### Task to complete
Only the lines from the start of the data to the line containing "W, H = 872, 381", both included, should be output, exactly and without pictures.

### Dataset section

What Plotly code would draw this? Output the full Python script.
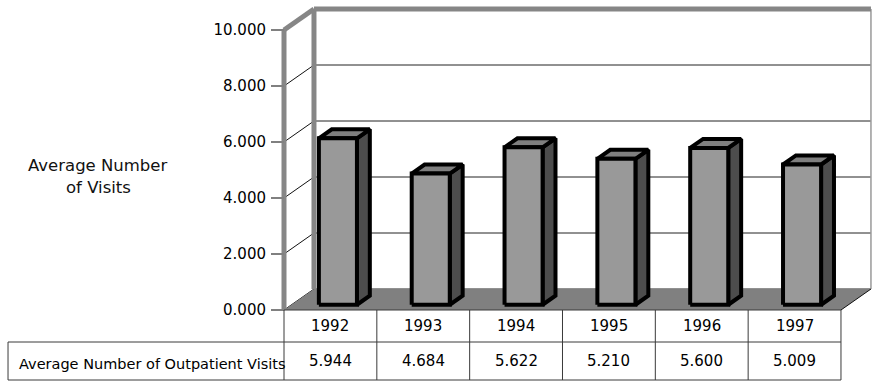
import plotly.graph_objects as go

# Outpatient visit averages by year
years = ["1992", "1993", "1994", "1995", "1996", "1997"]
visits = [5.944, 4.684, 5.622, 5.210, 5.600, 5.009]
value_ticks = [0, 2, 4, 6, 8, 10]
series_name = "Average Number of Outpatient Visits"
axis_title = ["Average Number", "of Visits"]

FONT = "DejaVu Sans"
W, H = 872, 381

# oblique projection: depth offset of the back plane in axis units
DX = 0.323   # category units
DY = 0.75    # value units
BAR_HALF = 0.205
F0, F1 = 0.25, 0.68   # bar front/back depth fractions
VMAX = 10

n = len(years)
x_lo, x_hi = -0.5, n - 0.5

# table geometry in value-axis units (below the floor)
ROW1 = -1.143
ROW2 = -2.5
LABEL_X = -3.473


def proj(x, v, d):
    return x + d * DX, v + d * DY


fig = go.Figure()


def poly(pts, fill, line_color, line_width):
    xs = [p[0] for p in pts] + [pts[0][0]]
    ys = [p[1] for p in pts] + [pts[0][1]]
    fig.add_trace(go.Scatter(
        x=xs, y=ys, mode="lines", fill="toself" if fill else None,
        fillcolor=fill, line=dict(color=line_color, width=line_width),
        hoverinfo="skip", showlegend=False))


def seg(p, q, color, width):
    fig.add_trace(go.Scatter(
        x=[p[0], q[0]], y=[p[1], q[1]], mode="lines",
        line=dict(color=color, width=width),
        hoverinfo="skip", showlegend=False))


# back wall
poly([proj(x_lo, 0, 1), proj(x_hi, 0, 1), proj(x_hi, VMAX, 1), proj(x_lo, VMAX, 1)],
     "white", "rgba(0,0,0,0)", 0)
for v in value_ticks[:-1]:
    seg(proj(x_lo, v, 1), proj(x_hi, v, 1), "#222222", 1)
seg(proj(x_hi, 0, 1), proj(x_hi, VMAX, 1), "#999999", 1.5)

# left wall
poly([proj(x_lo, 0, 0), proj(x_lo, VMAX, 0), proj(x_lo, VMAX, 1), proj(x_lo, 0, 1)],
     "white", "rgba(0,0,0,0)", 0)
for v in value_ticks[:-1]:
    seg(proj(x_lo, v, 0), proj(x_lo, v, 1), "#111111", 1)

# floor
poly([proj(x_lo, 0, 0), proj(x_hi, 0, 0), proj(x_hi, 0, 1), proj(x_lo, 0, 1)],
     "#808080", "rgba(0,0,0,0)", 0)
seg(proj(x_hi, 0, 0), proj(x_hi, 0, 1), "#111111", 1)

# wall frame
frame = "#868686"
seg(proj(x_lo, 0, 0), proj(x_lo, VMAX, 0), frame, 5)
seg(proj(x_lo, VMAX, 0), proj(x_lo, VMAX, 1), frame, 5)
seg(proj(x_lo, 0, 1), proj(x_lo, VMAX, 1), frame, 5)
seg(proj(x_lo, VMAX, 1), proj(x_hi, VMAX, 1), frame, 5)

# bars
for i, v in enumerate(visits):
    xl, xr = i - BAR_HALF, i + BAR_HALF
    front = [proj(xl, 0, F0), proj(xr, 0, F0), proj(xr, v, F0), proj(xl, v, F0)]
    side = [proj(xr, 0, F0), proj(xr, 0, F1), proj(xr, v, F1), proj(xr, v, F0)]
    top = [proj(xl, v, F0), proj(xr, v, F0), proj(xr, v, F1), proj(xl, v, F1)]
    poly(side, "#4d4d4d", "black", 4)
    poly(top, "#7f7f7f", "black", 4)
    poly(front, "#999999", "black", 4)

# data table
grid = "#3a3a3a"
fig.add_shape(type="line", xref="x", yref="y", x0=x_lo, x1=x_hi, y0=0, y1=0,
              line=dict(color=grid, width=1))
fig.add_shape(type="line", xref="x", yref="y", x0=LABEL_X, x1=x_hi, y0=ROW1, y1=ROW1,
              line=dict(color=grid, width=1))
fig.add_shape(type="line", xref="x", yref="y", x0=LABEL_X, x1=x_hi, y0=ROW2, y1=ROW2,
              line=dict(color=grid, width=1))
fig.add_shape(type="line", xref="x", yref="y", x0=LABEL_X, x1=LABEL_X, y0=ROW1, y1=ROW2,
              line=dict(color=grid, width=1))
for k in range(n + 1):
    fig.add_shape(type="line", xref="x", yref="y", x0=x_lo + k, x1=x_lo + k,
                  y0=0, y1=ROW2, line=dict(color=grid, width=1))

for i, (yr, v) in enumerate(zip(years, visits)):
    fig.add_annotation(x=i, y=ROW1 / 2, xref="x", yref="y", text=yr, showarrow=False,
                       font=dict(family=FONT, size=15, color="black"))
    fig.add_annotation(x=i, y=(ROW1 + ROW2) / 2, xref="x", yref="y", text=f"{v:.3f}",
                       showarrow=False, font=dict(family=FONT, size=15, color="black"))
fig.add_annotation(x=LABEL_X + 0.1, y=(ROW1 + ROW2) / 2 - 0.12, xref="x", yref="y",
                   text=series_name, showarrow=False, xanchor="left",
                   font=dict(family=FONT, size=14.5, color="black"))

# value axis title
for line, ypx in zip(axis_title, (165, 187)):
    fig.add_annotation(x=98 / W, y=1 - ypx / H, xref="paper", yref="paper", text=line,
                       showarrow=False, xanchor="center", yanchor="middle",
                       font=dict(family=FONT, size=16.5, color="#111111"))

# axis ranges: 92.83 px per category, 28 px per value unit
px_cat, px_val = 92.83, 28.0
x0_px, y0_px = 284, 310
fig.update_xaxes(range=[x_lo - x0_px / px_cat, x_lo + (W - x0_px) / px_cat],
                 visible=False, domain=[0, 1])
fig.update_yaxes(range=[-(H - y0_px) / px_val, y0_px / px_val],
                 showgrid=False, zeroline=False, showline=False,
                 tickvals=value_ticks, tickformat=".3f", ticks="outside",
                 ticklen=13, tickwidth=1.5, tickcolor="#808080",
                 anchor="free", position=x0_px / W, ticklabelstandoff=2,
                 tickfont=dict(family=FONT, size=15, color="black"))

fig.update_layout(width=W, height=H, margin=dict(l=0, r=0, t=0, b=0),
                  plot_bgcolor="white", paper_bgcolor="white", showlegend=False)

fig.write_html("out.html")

### Answer for this exercise
What Plotly code would draw this? Output the full Python script.
import plotly.graph_objects as go

# Outpatient visit averages by year
years = ["1992", "1993", "1994", "1995", "1996", "1997"]
visits = [5.944, 4.684, 5.622, 5.210, 5.600, 5.009]
value_ticks = [0, 2, 4, 6, 8, 10]
series_name = "Average Number of Outpatient Visits"
axis_title = ["Average Number", "of Visits"]

FONT = "DejaVu Sans"
W, H = 872, 381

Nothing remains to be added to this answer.